Request — All the data should be repeated exactly. Any image in it is left out.

## BEGIN Data

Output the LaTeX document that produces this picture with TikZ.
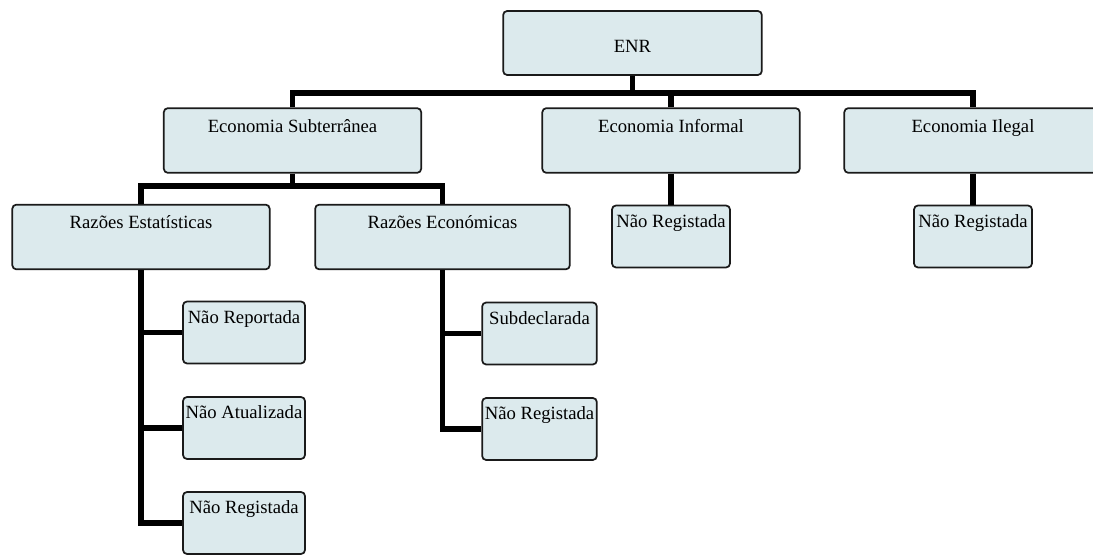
\documentclass[tikz,border=0pt]{standalone}
\usepackage{fontspec}
\setmainfont{Liberation Serif}
\definecolor{boxfill}{HTML}{DCEAED}
\definecolor{boxline}{HTML}{1A1A1A}
\begin{document}
\begin{tikzpicture}
    [
    x = 0.75pt, y = -0.75pt,
    link/.style = {line width = 3.8pt, black},
    ]
    \tikzstyle{box node}=[rectangle,draw=boxline,fill=boxfill,line width=1.3pt,rounded corners=3pt,inner sep=0pt,font=\fontsize{14}{16}\selectfont]
    \tikzstyle{root node}=[box node,minimum width=194pt,text height=31.5pt,text depth=16.5pt]
    \tikzstyle{wide node}=[box node,minimum width=193pt,text height=18pt,text depth=30.5pt]
    \tikzstyle{leaf node}=[box node,text height=16.5pt,text depth=30pt]

    \useasboundingbox (0,0) rectangle (1093,555);
    \clip (0,0) rectangle (1093,555);

    \node[root node] (enr) at (632.5,43) {ENR};
    \node[wide node] (sub) at (292.5,140.5) {Economia Subterrânea};
    \node[wide node] (inf) at (671,140.5) {Economia Informal};
    \node[wide node] (ile) at (973,140.5) {Economia Ilegal};
    \node[wide node] (est) at (141,237) {Razões Estatísticas};
    \node[wide node,minimum width=191pt] (eco) at (442.5,237) {Razões Económicas};
    \node[leaf node,minimum width=88.5pt] (nri) at (671,236.5) {Não Registada};
    \node[leaf node,minimum width=88.5pt] (nrl) at (973,236.5) {Não Registada};
    \node[leaf node,minimum width=91.5pt] (nrep) at (244,332.5) {Não Reportada};
    \node[leaf node,minimum width=91.5pt] (natu) at (244,428) {Não Atualizada};
    \node[leaf node,minimum width=91.5pt] (nreg) at (244,523) {Não Registada};
    \node[leaf node,minimum width=86pt] (subd) at (539.5,333.5) {Subdeclarada};
    \node[leaf node,minimum width=86pt] (nrec) at (539.5,429) {Não Registada};

    \coordinate (bus1) at (632.5,93);
    \coordinate (bus2) at (292.5,186);

    \draw[link] (enr.south) -- (bus1);
    \draw[link] (sub.north) |- (bus1) -| (ile.north);
    \draw[link] (inf.north) -- (inf.north |- bus1);
    \draw[link] (sub.south) -- (bus2);
    \draw[link] (est.north) |- (bus2) -| (eco.north);
    \draw[link] (inf.south) -- (nri.north);
    \draw[link] (ile.south) -- (nrl.north);
    \draw[link] (est.south) |- (nreg.west);
    \draw[link] (nrep.west) -- (nrep.west -| est.south);
    \draw[link] (natu.west) -- (natu.west -| est.south);
    \draw[link] (eco.south) |- (nrec.west);
    \draw[link] (subd.west) -- (subd.west -| eco.south);
\end{tikzpicture}
\end{document}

## END Data

Result of this exercise —
Output the LaTeX document that produces this picture with TikZ.
\documentclass[tikz,border=0pt]{standalone}
\usepackage{fontspec}
\setmainfont{Liberation Serif}
\definecolor{boxfill}{HTML}{DCEAED}
\definecolor{boxline}{HTML}{1A1A1A}
\begin{document}
\begin{tikzpicture}
    [
    x = 0.75pt, y = -0.75pt,
    link/.style = {line width = 3.8pt, black},
    ]
    \tikzstyle{box node}=[rectangle,draw=boxline,fill=boxfill,line width=1.3pt,rounded corners=3pt,inner sep=0pt,font=\fontsize{14}{16}\selectfont]
    \tikzstyle{root node}=[box node,minimum width=194pt,text height=31.5pt,text depth=16.5pt]
    \tikzstyle{wide node}=[box node,minimum width=193pt,text height=18pt,text depth=30.5pt]
    \tikzstyle{leaf node}=[box node,text height=16.5pt,text depth=30pt]

    \useasboundingbox (0,0) rectangle (1093,555);
    \clip (0,0) rectangle (1093,555);

    \node[root node] (enr) at (632.5,43) {ENR};
    \node[wide node] (sub) at (292.5,140.5) {Economia Subterrânea};
    \node[wide node] (inf) at (671,140.5) {Economia Informal};
    \node[wide node] (ile) at (973,140.5) {Economia Ilegal};
    \node[wide node] (est) at (141,237) {Razões Estatísticas};
    \node[wide node,minimum width=191pt] (eco) at (442.5,237) {Razões Económicas};
    \node[leaf node,minimum width=88.5pt] (nri) at (671,236.5) {Não Registada};
    \node[leaf node,minimum width=88.5pt] (nrl) at (973,236.5) {Não Registada};
    \node[leaf node,minimum width=91.5pt] (nrep) at (244,332.5) {Não Reportada};
    \node[leaf node,minimum width=91.5pt] (natu) at (244,428) {Não Atualizada};
    \node[leaf node,minimum width=91.5pt] (nreg) at (244,523) {Não Registada};
    \node[leaf node,minimum width=86pt] (subd) at (539.5,333.5) {Subdeclarada};
    \node[leaf node,minimum width=86pt] (nrec) at (539.5,429) {Não Registada};

    \coordinate (bus1) at (632.5,93);
    \coordinate (bus2) at (292.5,186);

    \draw[link] (enr.south) -- (bus1);
    \draw[link] (sub.north) |- (bus1) -| (ile.north);
    \draw[link] (inf.north) -- (inf.north |- bus1);
    \draw[link] (sub.south) -- (bus2);
    \draw[link] (est.north) |- (bus2) -| (eco.north);
    \draw[link] (inf.south) -- (nri.north);
    \draw[link] (ile.south) -- (nrl.north);
    \draw[link] (est.south) |- (nreg.west);
    \draw[link] (nrep.west) -- (nrep.west -| est.south);
    \draw[link] (natu.west) -- (natu.west -| est.south);
    \draw[link] (eco.south) |- (nrec.west);
    \draw[link] (subd.west) -- (subd.west -| eco.south);
\end{tikzpicture}
\end{document}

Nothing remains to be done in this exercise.